Tuesday marked the 44th anniversary of the start of Scotty’s NHL coaching career as he took over for Lynn Patrick behind the Blues’ bench for a 3-1 loss to the Canadiens, the team where he apprenticed for an NHL job and the team he would eventually guide to five Stanley Cups in eight years. He won another in Pittsburgh plus three more in Detroit and holds every NHL coaching record there is.
Before his run of championships, the Montreal native took the Blues to the Cup final in their first three seasons, making them the top team of the NHL’s 1967 six-team expansion. They didn’t win a game in those three finals, twice losing to the Habs, but that hasn’t diminished Bowman’s popularity in the town where he got his start and met his wife, Suella.
Along with former Blues forward Garry Unger, Bowman was inducted into the St. Louis Sports Hall of Fame last week. Here’s a great story by Dan O’Neill from the St. Louis Post-Dispatch on Scotty’s early days with the Blues .
O’Neill also had this interesting tidbit from Scotty in another story this week on the Blues’ home ice advantage when he coached them.
“The ice surface wasn’t 200 feet by 85 feet, or the standard size,” Bowman recalled. “It was about 82 or 83 feet wide. Nobody knew that, I didn’t even know it. But when they put in an extra row of seats or whatever during the renovation, they took two or three feet away.
“But we started to be very tough to beat at home because of the enthusiasm of the crowd and we had tremendous goaltending.”

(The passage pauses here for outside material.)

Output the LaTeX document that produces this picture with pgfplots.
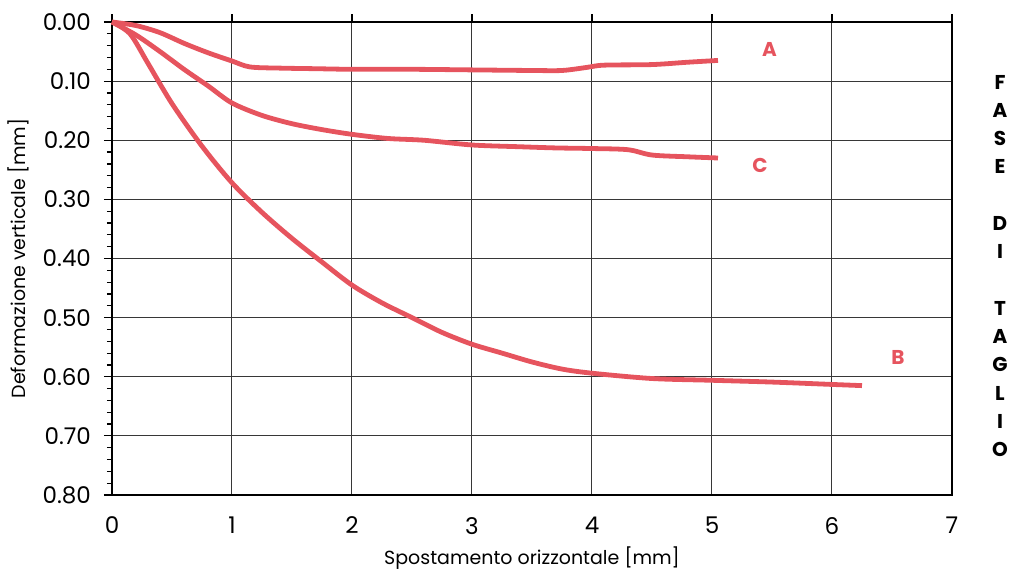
\documentclass[border=0pt]{standalone}
\usepackage{fontspec}
\setmainfont{Poppins}
\usepackage{pgfplots}
\pgfplotsset{compat=1.18}

\definecolor{curve}{RGB}{230,84,94}
\definecolor{gridc}{RGB}{55,55,55}

\begin{document}
\begin{tikzpicture}
\path[use as bounding box] (-56pt,-39pt) rectangle (458.5pt,247.5pt);
\begin{axis}[
  at={(0pt,0pt)}, anchor=south west,
  scale only axis,
  width=420pt, height=236.5pt,
  xmin=0, xmax=7, ymin=0, ymax=0.8,
  y dir=reverse,
  xtick={0,1,...,7},
  ytick={0,0.1,...,0.8},
  minor y tick num=4,
  xtick pos=upper, xticklabel pos=lower,
  ytick pos=left,
  tick align=outside,
  major tick length=4pt, minor tick length=2.5pt,
  every tick/.style={black, line width=0.6pt},
  grid=major,
  major grid style={gridc, line width=0.5pt},
  minor grid style={draw=none},
  axis line style={black, line width=1.4pt},
  /pgf/number format/assume math mode=true,
  xticklabel style={font=\fontsize{11.5}{13}\selectfont, yshift=-3.5pt},
  yticklabel style={font=\fontsize{11.5}{13}\selectfont},
  yticklabel={\pgfmathprintnumber[fixed,fixed zerofill,precision=2]{\tick}},
  xticklabel={\pgfmathprintnumber{\tick}},
  yticklabel shift=3pt,
  xlabel={Spostamento orizzontale [mm]},
  ylabel={Deformazione verticale [mm]},
  every axis x label/.style={at={(axis description cs:0.5,-0.133)}, anchor=center,
    font=\fontsize{9.5}{11}\selectfont},
  every axis y label/.style={at={(axis description cs:-0.112,0.5)}, anchor=center,
    rotate=90, font=\fontsize{9.5}{11}\selectfont},
  clip=false,
]
% Curve A
\addplot[curve, line width=2.4pt, smooth] coordinates {
  (0,0) (0.2,0.006) (0.4,0.018) (0.6,0.036) (0.8,0.052) (1.0,0.066)
  (1.15,0.076) (1.4,0.078) (1.7,0.079) (2.0,0.080) (2.5,0.080)
  (3.0,0.081) (3.5,0.082) (3.75,0.082) (3.95,0.077) (4.1,0.073)
  (4.5,0.072) (4.8,0.068) (5.05,0.065)
};
% Curve C
\addplot[curve, line width=2.4pt, smooth] coordinates {
  (0,0) (0.2,0.022) (0.4,0.05) (0.6,0.08) (0.8,0.108) (1.0,0.137)
  (1.25,0.158) (1.5,0.172) (1.75,0.182) (2.0,0.19) (2.3,0.197)
  (2.6,0.2) (3.0,0.208) (3.4,0.211) (3.7,0.213) (4.0,0.214)
  (4.3,0.216) (4.5,0.225) (4.8,0.228) (5.05,0.23)
};
% Curve B
\addplot[curve, line width=2.4pt, smooth] coordinates {
  (0,0) (0.15,0.02) (0.3,0.07) (0.5,0.138) (0.75,0.21) (1.0,0.272)
  (1.25,0.322) (1.5,0.366) (1.75,0.406) (2.0,0.445) (2.25,0.475)
  (2.5,0.5) (2.75,0.525) (3.0,0.545) (3.25,0.56) (3.5,0.575)
  (3.75,0.587) (4.0,0.594) (4.5,0.603) (5.0,0.606) (5.5,0.609)
  (6.0,0.613) (6.25,0.615)
};
\node[text=curve, font=\fontsize{10}{12}\selectfont\bfseries] at (axis cs:5.48,0.047) {A};
\node[text=curve, font=\fontsize{10}{12}\selectfont\bfseries] at (axis cs:5.4,0.242) {C};
\node[text=curve, font=\fontsize{10}{12}\selectfont\bfseries] at (axis cs:6.55,0.567) {B};
\end{axis}
\node[font=\fontsize{10}{14.15}\selectfont\bfseries, align=center] at (444pt,114.5pt)
  {F\\A\\S\\E\\[14.15pt]D\\I\\[14.15pt]T\\A\\G\\L\\I\\O};
\end{tikzpicture}
\end{document}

In an interview with Scotty over KMOX radio (audio) in St. Louis, host Kevin Wheeler wanted to know if Bowman had any advice for young coaches on handling players. Bowman said, “There’s a personal side of coaching and player relationships, and there’s a professional side. You have some tough decisions to make, but when you make a tough decision, it’s professional, it’s not personal…It’s basically to separate the personal side and the professional side and that’s the most difficult task anyone would have because you can get very friendly with your players or you can also keep them at arm’s length, but professionally, you have to really be on the same page.”
While he acknowledged that different coaches have different styles, Scotty was, legendarily, one who kept his players at arm’s length, maybe even more than one arm’s length. Those who know him away from the rink can attest he’s as good a friend and family man as there is, but on the job he wasn’t friends with his players.
It worked pretty well for him, especially in Montreal.